Laisser l’autre digérer la défaite

Tout est d’abord une question de timing, selon le professionnel. « Les premières minutes, les premières heures après un échec, on doit digérer. », souligne Joseph Asgostini. « La personne a tendance à se sentir dévalorisée, a peur du jugement des autres, peut même ressentir un rejet de la société. », ajoute-t-il. Et peut donc rejeter l’autre qui tente de le réconforter, d’où l’importance de lui laisser l’espace et le temps nécessaires. « Souvent, les gens nous disent très clairement qu’ils n’ont pas envie de parler, confirme le psychologue. La personne est dans l’hébétude, dans une espèce de sidération, un émoussement affectif parfois : elle ne ressent plus rien, elle est sonnée. », déroule le psychologue.

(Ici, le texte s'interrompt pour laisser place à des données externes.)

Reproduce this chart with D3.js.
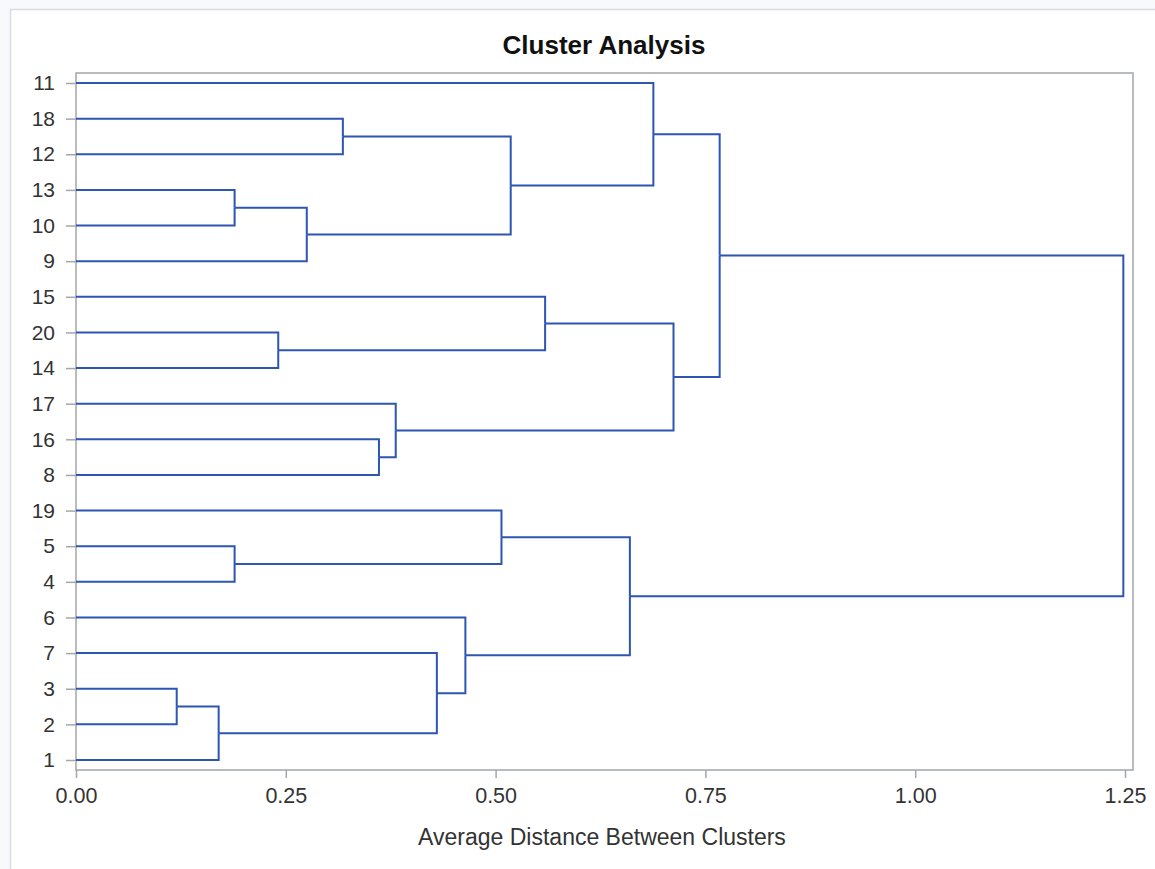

« Quand on échoue, on est toujours seul, c’est nous qui prenons l’échec et personne ne peut rien y faire. »

Joseph Agostini


Souvent, il faut tout simplement respecter la solitude de l’autre. « Quand on échoue, on est toujours seul, c’est nous qui prenons l’échec et personne ne peut rien y faire. », rappelle Joseph Agostini. « Et dans un sport collectif, c’est encore pire, car la personne va se sentir coupable de quelque chose. Les tirs au but, ça plonge les joueurs dans une solitude terrible. », affirme-t-il. Les premières émotions sont donc très brutes, sans capacité de nuancer. Il ne faut pas tout de suite essayer de donner du sens à la défaite. « C’est un moment chaotique, où l’on aime et on déteste, où l’on n’a pas envie de continuer, où l’on est dans une remise en question, un rejet, parfois de la haine… », développe Joseph Agostini. « Heureusement pour lui, Emmanuel Macron ne s’est pas pris un coup de boule. Ça aurait pu arriver. On a une conduite qui peut être très irrationnelle, quand on est très déçu. », relève le psychologue.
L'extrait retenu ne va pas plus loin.